Cécile: Damit meine ich zum Beispiel eine Schlägerei am Feld, nicht nur ein Foul, sondern die Gegnerinnen treten und in der Kabine noch erklären, dass Fussball Krieg ist. Weil es geht ums Siegen, nur ums Siegen. Dann – klar – gibt es noch die strukturelle Gewalt zwischen Männern und Frauen. Die Frauen kriegen den Platz zum Trainieren, wo es kein Flutlicht gibt, das heißt du trainierst im Dunklen oder nur mit Straßenlaternenlicht. Der Verein hat im Winter keine Kohle, damit du in der Halle trainieren kannst, also heißt's auch im Jänner oder Februar draußen zu trainieren... das ist auch nicht so lustig. Und dann natürlich noch die Homophobie, alle Fußballerinnen sind lesbisch, und so weiter. Das ist eine Struktur, die sich durchzieht.

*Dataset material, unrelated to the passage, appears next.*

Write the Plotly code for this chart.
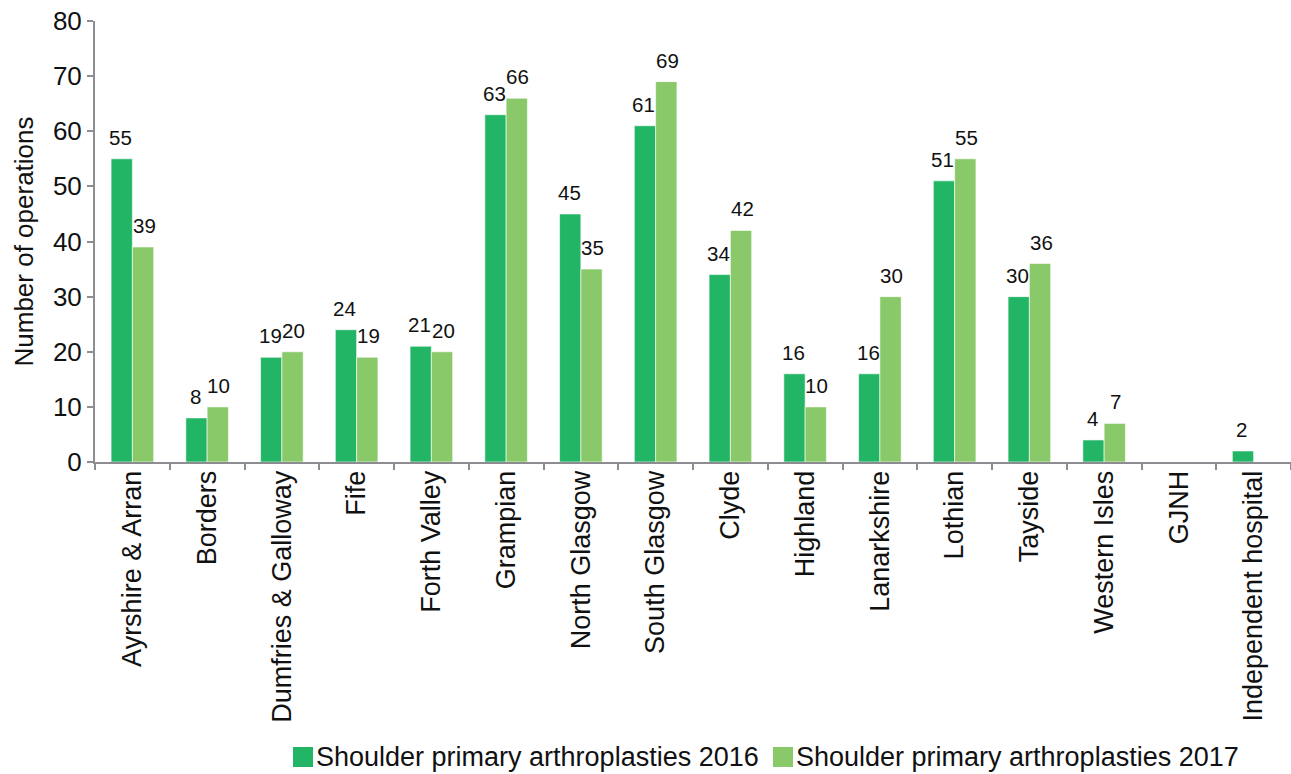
import plotly.graph_objects as go

regions = ["Ayrshire & Arran", "Borders", "Dumfries & Galloway", "Fife", "Forth Valley",
           "Grampian", "North Glasgow", "South Glasgow", "Clyde", "Highland",
           "Lanarkshire", "Lothian", "Tayside", "Western Isles", "GJNH", "Independent hospital"]
ops_2016 = [55, 8, 19, 24, 21, 63, 45, 61, 34, 16, 16, 51, 30, 4, None, 2]
ops_2017 = [39, 10, 20, 19, 20, 66, 35, 69, 42, 10, 30, 55, 36, 7, None, None]
series_names = ["Shoulder primary arthroplasties 2016", "Shoulder primary arthroplasties 2017"]
series_colors = ["#23b566", "#8ac96a"]
y_ticks = [0, 10, 20, 30, 40, 50, 60, 70, 80]

FONT = "Liberation Sans, Arial, sans-serif"
W, H = 1291, 774
L, R, T, B = 95, 0, 21, 312
BARGAP = 0.43

fig = go.Figure()
for name, vals, col in zip(series_names, [ops_2016, ops_2017], series_colors):
    fig.add_trace(go.Bar(
        x=regions, y=vals, name=name,
        marker=dict(color=col, line=dict(color="white", width=0.6)),
        showlegend=False,
    ))

# Value labels above each bar, offset to the centre of its bar in the group
cat_px = (W - L - R) / len(regions)
bar_px = cat_px * (1 - BARGAP) / 2
for k, vals in enumerate([ops_2016, ops_2017]):
    shift = (k - 0.5) * (bar_px + 2)
    for cat, v in zip(regions, vals):
        if v is None:
            continue
        fig.add_annotation(x=cat, y=v, xref="x", yref="y", text=str(v),
                           showarrow=False, xanchor="center", yanchor="bottom",
                           xshift=shift, yshift=8,
                           font=dict(family=FONT, size=20.5, color="#111111"))

axis_col = "#8c8c91"
fig.update_layout(
    width=W, height=H,
    margin=dict(l=L, r=R, t=T, b=B, pad=0),
    paper_bgcolor="white", plot_bgcolor="white",
    barmode="group", bargap=BARGAP, bargroupgap=0,
    font=dict(family=FONT, color="#111111"),
    xaxis=dict(
        showline=True, linecolor=axis_col, linewidth=2,
        ticks="outside", tickcolor=axis_col, ticklen=6, tickwidth=2,
        tickson="boundaries", tickangle=-90, ticklabelstandoff=-4,
        tickfont=dict(family=FONT, size=27, color="#111111"),
        showgrid=False, zeroline=False,
    ),
    yaxis=dict(
        range=[0, 80], tickvals=y_ticks,
        showline=True, linecolor=axis_col, linewidth=2,
        ticks="outside", tickcolor=axis_col, ticklen=6, tickwidth=2,
        tickfont=dict(family=FONT, size=26, color="#111111"),
        showgrid=False, zeroline=False,
        title=dict(text="Number of operations", standoff=12,
                   font=dict(family=FONT, size=26, color="#111111")),
    ),
)

# Legend drawn as swatches plus labels below the category axis
def px_x(px):
    return (px - L) / (W - L - R)

def px_y(py):
    return (H - B - py) / (H - B - T)

legend_items = [(293, series_names[0], series_colors[0]), (773, series_names[1], series_colors[1])]
for x0, label, col in legend_items:
    fig.add_shape(type="rect", xref="paper", yref="paper",
                  x0=px_x(x0), x1=px_x(x0 + 20), y0=px_y(767), y1=px_y(747),
                  fillcolor=col, line=dict(width=0))
    fig.add_annotation(xref="paper", yref="paper", x=px_x(x0 + 21), y=px_y(757),
                       xanchor="left", yanchor="middle", showarrow=False,
                       text=label, font=dict(family=FONT, size=27, color="#111111"))

fig.write_html("out.html")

progress: In eurem Manifest steht, dass ihr bewusst außerhalb jeglicher Vereinsstrukturen spielt. Warum ist euch das wichtig?

Cécile: Ein Verein hat eine Struktur, eine Hierarchie, eine Hackordnung... und das wollen wir nicht. Wir haben keine TrainerIn, keine Kapitänin, keine Sprecherin, wir sind ein Kollektiv.

Lisi: Wir gehören schon dem schwul-lesbischen Sportverein Aufschlag an, aber das eher aus praktischen Gründen. Das ist kein Fussballverein, das heißt wir sind relativ autonom.

progress: Gibt es Vereine, mit denen ihr befreundet seid?

Cécile: Ja, mit den Gaynialen schaffen wir es, ein bis zwei Mal im Winter zu trainieren. Seit kurzem haben wir auch Kontakt zu acht weiteren Teams, wir versuchen das auf jeden Fall zu intensivieren.

progress: Wie schätzt ihr die Situation von Frauenfußball in Wien ein?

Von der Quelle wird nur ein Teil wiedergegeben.